The authors develop a unified theory based on average Hamiltonian theory that describes both CP and DNP mechanisms, providing new insights and design principles.

Findings

Unified description of CP and DNP mechanisms.

Enhanced understanding of the cross effect DNP process.

Potential for new electron-nucleus distance measurement techniques.

Abstract

Polarization transfers are crucial building blocks in magnetic resonance experiments, i.e., they can be used to polarize insensitive nuclei and correlate nuclear spins in multidimensional NMR spectroscopy. The polarization can be transferred either across different nuclear spin species or from electron spins to the relatively low-polarized nuclear spins. The former route occurring in solid-state NMR (ssNMR) can be performed via cross polarization (CP), while the latter route is known as dynamic nuclear polarization (DNP).
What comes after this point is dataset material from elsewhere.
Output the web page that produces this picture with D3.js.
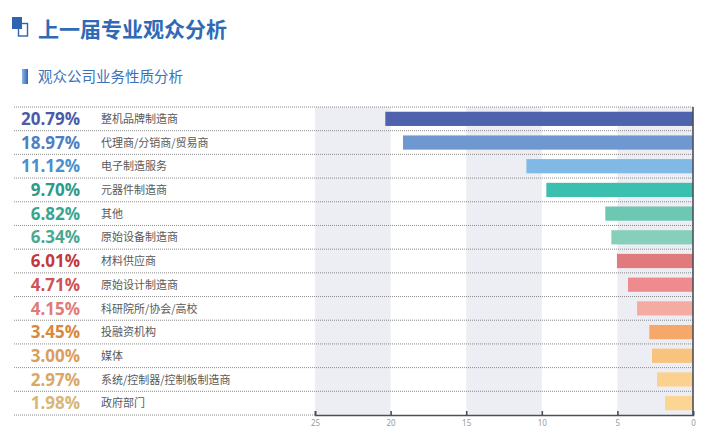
<!DOCTYPE html>
<html>
<head>
<meta charset="utf-8">
<script src="https://cdn.jsdelivr.net/npm/d3@7"></script>
<style>
  html, body { margin: 0; padding: 0; background: #fff; }
  svg { display: block; }
  .cat { font-family: "Noto Sans CJK SC", "Noto Sans", sans-serif; font-size: 11px; fill: #5a5a5a; }
  .pct { font-family: "Open Sans", "Noto Sans", sans-serif; font-size: 17px; font-weight: 700; }
  .tick text { font-family: "Noto Sans", sans-serif; font-size: 8px; fill: #999; }
</style>
</head>
<body>
<div class="chart"></div>
<script>
const categories = ['整机品牌制造商', '代理商/分销商/贸易商', '电子制造服务', '元器件制造商', '其他', '原始设备制造商', '材料供应商', '原始设计制造商', '科研院所/协会/高校', '投融资机构', '媒体', '系统/控制器/控制板制造商', '政府部门']
// printed percentages
const values = [20.79, 18.97, 11.12, 9.70, 6.82, 6.34, 6.01, 4.71, 4.15, 3.45, 3.00, 2.97, 1.98]
// bar lengths as drawn against the axis (they don't quite follow the printed numbers)
const barValues = [20.35, 19.18, 11.02, 9.70, 5.80, 5.40, 5.03, 4.30, 3.70, 2.89, 2.71, 2.38, 1.85]
const barColors = ['#4f62ae', '#6e98cf', '#80b8e6', '#3bbfae', '#6cc7b3', '#86cfba', '#e07a7d', '#ef8b8f', '#f5aaa2', '#f5a86a', '#f8c27f', '#fbd18f', '#fcd592']
const labelColors = ['#4a5ba8', '#4c80c0', '#4a90cc', '#2e9a88', '#3aa58e', '#4aa891', '#c0393f', '#cf5257', '#e07b78', '#d9883e', '#dc9d5a', '#d9a866', '#d8b676']
const ticks = [25, 20, 15, 10, 5, 0]

const W = 717
const H = 436
const plotTop = 107
const plotBottom = 415
const left = 315
const right = 693

const svg = d3.select('.chart').append('svg')
	.attr('width', W)
	.attr('height', H)

const defs = svg.append('defs')
const grad = defs.append('linearGradient').attr('id', 'subGrad')
grad.append('stop').attr('offset', '0%').attr('stop-color', '#8fb6e6')
grad.append('stop').attr('offset', '100%').attr('stop-color', '#2f63b5')

// heading
svg.append('rect').attr('x', 12).attr('y', 17).attr('width', 10).attr('height', 12).attr('fill', '#2e62b3')
svg.append('rect').attr('x', 18.5).attr('y', 23.5).attr('width', 9).attr('height', 12.5)
	.attr('fill', 'none').attr('stroke', '#2e62b3').attr('stroke-width', 1.4)
svg.append('text')
	.attr('x', 38).attr('y', 37)
	.style('font-family', '"Noto Sans CJK SC", sans-serif')
	.style('font-size', '21px').style('font-weight', 700)
	.attr('fill', '#2e6ab6')
	.text('上一届专业观众分析')

svg.append('rect').attr('x', 22).attr('y', 69).attr('width', 6).attr('height', 15).attr('fill', 'url(#subGrad)')
svg.append('text')
	.attr('x', 38).attr('y', 82)
	.style('font-family', '"Noto Sans CJK SC", sans-serif')
	.style('font-size', '14.5px')
	.attr('fill', '#3a72b8')
	.text('观众公司业务性质分析')

const x = d3.scaleLinear().domain([25, 0]).range([left, right])
const y = d3.scaleBand().domain(categories).range([plotTop, plotBottom])
	.paddingInner(0.4).paddingOuter(0.2)

// shaded bands
const bands = [[25, 20], [15, 10], [5, 0]]
svg.append('g').selectAll('rect').data(bands).join('rect')
	.attr('x', d => x(d[0]))
	.attr('y', plotTop)
	.attr('width', d => x(d[1]) - x(d[0]))
	.attr('height', plotBottom - plotTop)
	.attr('fill', '#eceef3')

// dotted row separators
const step = y.step()
const lines = d3.range(categories.length + 1)
svg.append('g').selectAll('line').data(lines).join('line')
	.attr('x1', 14)
	.attr('x2', d => d === categories.length ? left : right)
	.attr('y1', d => plotTop + d * step)
	.attr('y2', d => plotTop + d * step)
	.attr('stroke', '#6f6f6f')
	.attr('stroke-width', 0.8)
	.attr('stroke-dasharray', '1,1')

// bars
svg.append('g').selectAll('rect').data(barValues).join('rect')
	.attr('x', d => x(d))
	.attr('y', (d, i) => y(categories[i]))
	.attr('width', d => x(0) - x(d))
	.attr('height', y.bandwidth())
	.attr('fill', (d, i) => barColors[i])

// labels
const rows = svg.append('g').selectAll('g').data(categories).join('g')
	.attr('transform', d => `translate(0, ${y(d) + y.bandwidth() / 2})`)

rows.append('text')
	.attr('class', 'pct')
	.attr('x', 80)
	.attr('dy', '0.36em')
	.attr('text-anchor', 'end')
	.attr('fill', (d, i) => labelColors[i])
	.text((d, i) => values[i].toFixed(2) + '%')

rows.append('text')
	.attr('class', 'cat')
	.attr('x', 101)
	.attr('dy', '0.38em')
	.text(d => d)

// axis
const axis = svg.append('g')
	.attr('transform', `translate(0, ${plotBottom})`)
	.call(d3.axisBottom(x).tickValues(ticks).tickSize(-4).tickPadding(5))
axis.select('.domain').attr('stroke', '#4a4f5a').attr('stroke-width', 1.6)
axis.selectAll('.tick line').attr('stroke', '#4a4f5a').attr('stroke-width', 1.6)

svg.append('line')
	.attr('x1', right).attr('x2', right)
	.attr('y1', plotTop).attr('y2', plotBottom)
	.attr('stroke', '#4a4f5a').attr('stroke-width', 1.6)
</script>
</body>
</html>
Despite having different operating conditions, we opinionate that both mechanisms are theoretically similar processes in ideal conditions, i.e., the electron is merely another spin-1/2 particle with a much higher gyromagnetic ratio. Here, we show that the CP and DNP processes can be described using a unified theory based on average Hamiltonian theory (AHT) combined with fictitious operators. The intuitive and unified approach has allowed new insights on the cross effect (CE) DNP mechanism, leading to better design of DNP polarizing agents and extending the applications beyond just hyperpolarization. We explore the possibility of exploiting theoretically predicted DNP transients for electron-nucleus distance measurements--like routine dipolar-recoupling experiments in solid-state NMR.